During his time in prison, Khodorkovsky has undergone something of a transformation, going from dubious businessman to darling of the opposition, penning a number of thoughtful articles and letters on the future of Russia.
Many now believe he could become a credible figurehead under which the opposition to Mr Putin could unite upon his release. As such, yesterday’s announcement that his sentence has been cut came as a surprise.
Mr Putin denied that he had interfered in any of the court decisions to do with Khodorkovsky. “There was no personal persecution,” he said. “This is purely an economic crime. The court made its decision.”

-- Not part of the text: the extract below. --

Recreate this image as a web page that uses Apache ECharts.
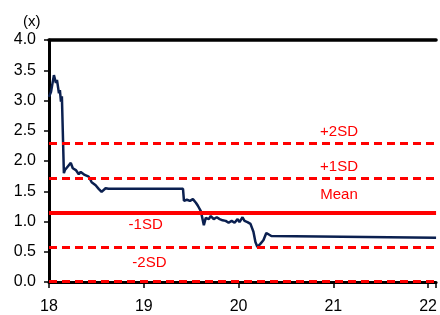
<!DOCTYPE html>
<html>
<head>
<meta charset="utf-8">
<script src="https://cdn.jsdelivr.net/npm/echarts@6/dist/echarts.min.js"></script>
<style>
  html, body { margin: 0; padding: 0; background: #fff; }
  #chart { width: 440px; height: 315px; }
</style>
</head>
<body>
<div id="chart"></div>
<script>
// valuation multiple over time (x = year, 18 = 2018)
const years = [18.000, 18.021, 18.052, 18.073, 18.084, 18.105, 18.115, 18.126, 18.136, 18.147,
  18.157, 18.168, 18.188, 18.209, 18.230, 18.251, 18.283, 18.314, 18.335, 18.356, 18.377, 18.398,
  18.419, 18.450, 18.471, 18.492, 18.524, 18.555, 18.576, 18.597, 18.628, 19.414, 19.424, 19.455,
  19.487, 19.518, 19.550, 19.571, 19.602, 19.623, 19.634, 19.654, 19.686, 19.707, 19.738, 19.770,
  19.801, 19.832, 19.864, 19.895, 19.927, 19.958, 19.990, 20.010, 20.042, 20.063, 20.094, 20.126,
  20.157, 20.178, 20.199, 20.230, 20.262, 20.293, 20.314, 20.346, 20.367, 22.084];
const multiple = [3.06, 3.14, 3.42, 3.29, 3.34, 3.12, 3.17, 2.98, 3.07, 3.04,
  1.80, 1.85, 1.88, 1.93, 1.97, 1.88, 1.85, 1.78, 1.82, 1.83, 1.77, 1.78,
  1.74, 1.65, 1.64, 1.60, 1.54, 1.49, 1.50, 1.55, 1.54, 1.54, 1.34, 1.36,
  1.34, 1.37, 1.31, 1.26, 1.17, 1.16, 0.94, 1.06, 1.04, 1.09, 1.04, 1.07,
  1.04, 1.02, 1.01, 0.98, 1.01, 0.98, 1.04, 0.99, 1.07, 1.01, 0.99, 0.96,
  0.83, 0.66, 0.58, 0.63, 0.69, 0.81, 0.83, 0.76, 0.73, 0.73];

// band levels
const bandNames = ['+2SD', '+1SD', 'Mean', '-1SD', '-2SD'];
const bandValues = [2.29, 1.72, 1.15, 0.58, 0.01];
// where the band labels sit (data space)
const labelX = [21.06, 21.06, 21.06, 19.02, 19.06];
const labelY = [2.48, 1.90, 1.44, 0.94, 0.31];

const xTicks = [18, 19, 20, 21, 22];

const font = "'Liberation Sans Narrow', 'Liberation Sans', sans-serif";
const red = '#ff0000';

const chart = echarts.init(document.getElementById('chart'));

const option = {
  animation: false,
  backgroundColor: '#fff',
  grid: { left: 49, right: 0, top: 40, bottom: 33 },
  graphic: [{
    type: 'text', left: 23, top: 14,
    style: { text: '(x)', font: '15px ' + font, fill: '#000' }
  }],
  xAxis: [{
    type: 'value',
    min: xTicks[0],
    max: 22.084,
    interval: 1,
    axisLine: { lineStyle: { color: '#000', width: 3 } },
    axisTick: { show: true, length: 6, lineStyle: { color: '#000', width: 1.5 } },
    axisLabel: {
      color: '#000', fontFamily: font, fontSize: 16, margin: 17,
      formatter: v => xTicks.includes(v) ? String(v) : ''
    },
    splitLine: { show: false }
  }, {
    type: 'value',
    position: 'top',
    min: xTicks[0],
    max: 22.084,
    axisLine: { show: true, lineStyle: { color: '#000', width: 3.5 } },
    axisTick: { show: false },
    axisLabel: { show: false },
    splitLine: { show: false }
  }],
  yAxis: {
    type: 'value',
    min: 0,
    max: 4,
    interval: 0.5,
    axisLine: { show: true, lineStyle: { color: '#000', width: 3 } },
    axisTick: { show: true, length: 5, lineStyle: { color: '#000', width: 1.5 } },
    axisLabel: {
      color: '#000', fontFamily: font, fontSize: 16, margin: 13,
      formatter: v => v.toFixed(1)
    },
    splitLine: { show: false }
  },
  series: [{
    type: 'line',
    xAxisIndex: 0,
    data: years.map((x, i) => [x, multiple[i]]),
    showSymbol: false,
    lineStyle: { color: '#0b2050', width: 2.5 },
    z: 3,
    markLine: {
      silent: true,
      symbol: 'none',
      label: { show: false },
      data: bandValues.map((v, i) => ({
        yAxis: v,
        lineStyle: bandNames[i] === 'Mean'
          ? { color: red, width: 4, type: 'solid' }
          : { color: red, width: 3, type: [8, 5] }
      }))
    },
    markPoint: {
      silent: true,
      symbol: 'circle',
      symbolSize: 0,
      label: { show: true, color: red, fontFamily: font, fontSize: 15, position: 'inside' },
      data: bandNames.map((n, i) => ({
        coord: [labelX[i], labelY[i]],
        label: { formatter: n }
      }))
    }
  }]
};

chart.setOption(option);
</script>
</body>
</html>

Even as there was good news for Khodorkovsky, Russian investigators brought new charges against the man widely believed to have the best chances of any opposition leader of posing a real threat to Mr Putin in the medium-term future yesterday. Alexey Navalny, a charismatic anti-corruption blogger who has been one of the leaders of recent street protests against Mr Putin’s rule, was charged yesterday along with his brother Oleg of orchestrating a scheme to cheat the Russian postal service of 55m roubles (£1.1m). He has already been charged with stealing from a state timber company, and if found guilty could potentially face a lengthy jail term.
Mr Navalny denies all the charges and says he is being targeted for his opposition activity and anti-corruption investigations.